We’ve all been told to eat our greens. Even the cartoons we grew up with, like the spinach-swallowing Popeye the Sailor Man — who grew more powerful with every bite of the stuff — tried convincing us to get our fill. But why? Well, it’s certainly not a plot by leafy green corporations to sell more product. While they might not make you grow muscles on the spot like Popeye, dark leafy greens are chock-full of vitamins and minerals that improve your life and keep your body strong. And if you just can’t stomach another salad, worry not — there are tastier, more creative ways to get your daily intake. Keep reading to learn more about the benefits of dark leafy greens, and how you can make them delicious enough to crave.

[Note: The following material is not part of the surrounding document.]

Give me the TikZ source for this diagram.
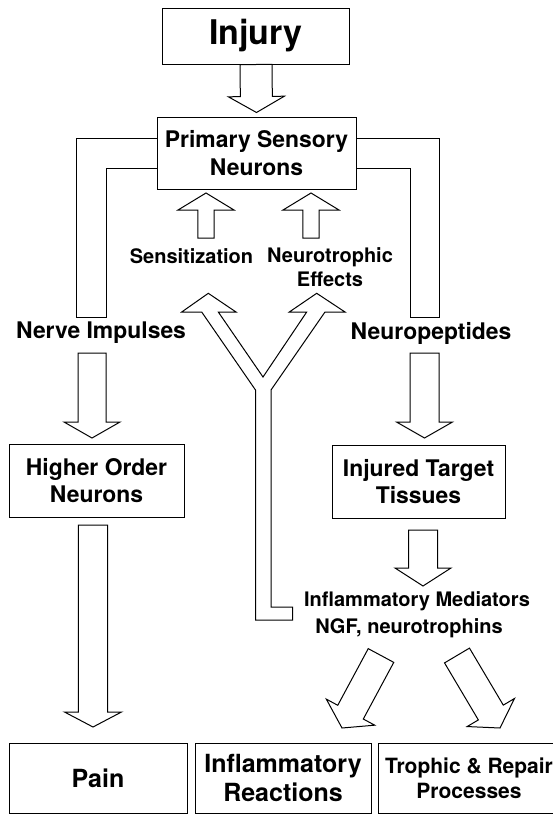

Benefit #1: Stronger Bones
Dark green leafy vegetables brim with bone-boosting vitamin K and can help to increase bone strength and density, asserts Michael Greger, MD. In fact, research in the journal Medicine shows that vitamin K intake may significantly reduce the risk of bone fractures. To get the benefits, Dr. Greger advises having two servings daily, like a salad that includes kale and spinach. Other greens high in vitamin K include fresh parsley and cooked beet greens. That’s right — the part of the beet you might throw away, and the green leaf you use for garnish, are major players when it comes to your bone health. Check out this recipe for Simple and Delicious Beet Greens… and don’t forget the sprig of parsley on the side.
Benefit #2: Better Vision
Spinach and kale are packed with carotenoid lutein, a plant compound that lowers the risk of vision loss, cataracts, and macular degeneration, says Robert Abel Jr., MD, author of The Eye Care Revolution (Buy from Amazon, $13.99). A randomized clinical trial published in Nutrients showed that those who consumed a carotenoid-rich diet had improved vision, especially at night. Lutein may also aid in the prevention of age-related vision loss, says another study in Nutrients. Want more lutein in your diet? Try this garlicky, lemony sautéed spinach recipe from food blog A Couple Cooks. Cooking spinach can double its lutein content — but cooking kale can reduce it, so keep your kale raw for the highest benefits.
Benefit #3: Stronger Brain Health
Dark, leafy swiss chard contains plant compound betalain, which presents as red and yellow pigment. Not only do these compounds benefit the plant — they attract pollinators and protect it from harmful UV rays — but they also carry health benefits for those who eat them. A recent study in Molecules states that the betalains in Swiss chard may help in the treatment of Alzheimer’s disease. Not in the mood for the crunchy texture and bitter taste of raw chard? Try this recipe for Swiss Chard Soup with Lentils from food blog The Clever Meal. It’s hearty, cozy, and the perfect lunch on rainy spring days.
This content is not a substitute for professional medical advice or diagnosis. Always consult your physician before pursuing any treatment plan.